Imagine getting paid for 40 hours, but only working 30.  This is the plan for city workers in small Swedish village.

“You just can't get the same amount of work done, there's just no way,” one Houstonian told KTRH News.

“I would actually prefer a longer workday with less days in the week,” a woman told us.  She added however, “My day actually doesn't end after eight hours, I go home and I'm still answering emails and going online.”

Another man in the Galleria area said he would prefer a six hour shift – or even less if possible.

“If I could work entirely from home and still get paid, I am 100-percent certain I could get my work done,” he said.

Workforce motivator Garrison Wynn says this idea of a shorter workday is nothing new, but probably not likely.

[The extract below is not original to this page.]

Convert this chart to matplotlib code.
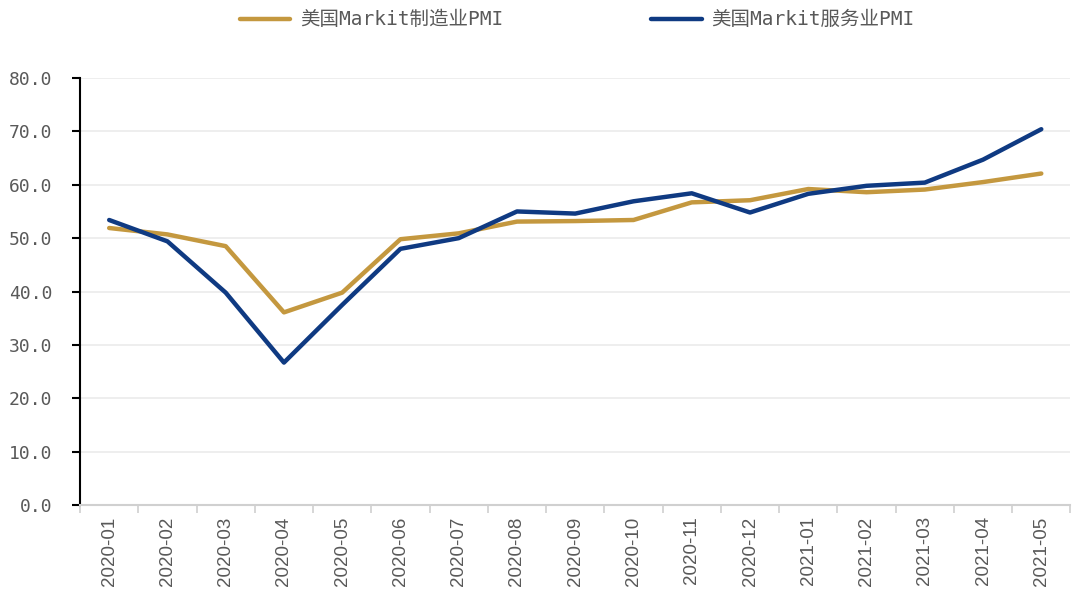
import matplotlib
matplotlib.use("Agg")
import matplotlib.pyplot as plt
import numpy as np

plt.rcParams['font.family'] = ['Noto Sans CJK SC', 'DejaVu Sans']

months = ["2020-01", "2020-02", "2020-03", "2020-04", "2020-05", "2020-06",
          "2020-07", "2020-08", "2020-09", "2020-10", "2020-11", "2020-12",
          "2021-01", "2021-02", "2021-03", "2021-04", "2021-05"]
manufacturing = [51.9, 50.7, 48.5, 36.1, 39.8, 49.8, 50.9, 53.1, 53.2, 53.4,
                 56.7, 57.1, 59.2, 58.6, 59.1, 60.5, 62.1]
services = [53.4, 49.4, 39.8, 26.7, 37.5, 48.0, 50.0, 55.0, 54.6, 56.9,
            58.4, 54.8, 58.3, 59.8, 60.4, 64.7, 70.4]
y_ticks = [0, 10, 20, 30, 40, 50, 60, 70, 80]

gold = "#C4983F"
navy = "#0F3A82"
grey = "#595959"
mono_cjk = ['DejaVu Sans Mono', 'Noto Sans CJK SC']

fig = plt.figure(figsize=(10.73, 5.95), dpi=100)
ax = fig.add_axes([0.0746, 0.151, 0.923, 0.718])

x = np.arange(len(months))
ax.plot(x, manufacturing, color=gold, lw=3.2, solid_capstyle="round",
        label="美国Markit制造业PMI")
ax.plot(x, services, color=navy, lw=3.2, solid_capstyle="round",
        label="美国Markit服务业PMI")

ax.set_xlim(-0.5, len(months) - 0.5)
ax.set_ylim(0, 80)
ax.set_yticks(y_ticks)
ax.set_yticklabels([f"{v:.1f}" for v in y_ticks], color=grey, fontsize=13,
                   family=mono_cjk)
ax.grid(axis="y", color="#EBEBEB", lw=1.2)
ax.set_axisbelow(True)

ax.set_xticks(x)
ax.set_xticklabels(months, rotation=90, color=grey, fontsize=13.5,
                   family=['Liberation Sans', 'DejaVu Sans'])
ax.set_xticks(np.arange(-0.5, len(months)), minor=True)
ax.tick_params(axis="x", which="major", length=0, pad=8)
ax.tick_params(axis="x", which="minor", length=6, color="#D0D0D0", width=1.2)
ax.tick_params(axis="y", length=6, color="black", width=1.5, pad=14)

for s in ["top", "right"]:
    ax.spines[s].set_visible(False)
ax.spines["left"].set_color("black")
ax.spines["left"].set_linewidth(1.5)
ax.spines["bottom"].set_color("#D0D0D0")
ax.spines["bottom"].set_linewidth(1.5)

fig.legend(loc="upper center", bbox_to_anchor=(0.538, 1.012), ncol=2,
           frameon=False, prop={'family': mono_cjk, 'size': 14},
           handlelength=2.6, columnspacing=7.6, handletextpad=0.5,
           labelcolor=grey)

fig.savefig("out.png", dpi=100)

“In the 1840s or something, you had a 10-12 hour workday, it was also common to work on Saturdays,” says Wynn.  “So, we've been whittling away at the work week for a long, long time.”

Labor expert John Challenger says the likelihood of a six-hour workday -- or even four-day work week -- here in the U.S. is slim to none.

“In our 24/7 environment where we have our cell phones and our laptops with us all of the time, means that even if we were to at a particular place for six hours, we'd be working from home anyway,” he says.

Challenger says the idea simply doesn't translate to all jobs -- especially on an assembly line or manufacturing where you're paid for the part or when the job is done.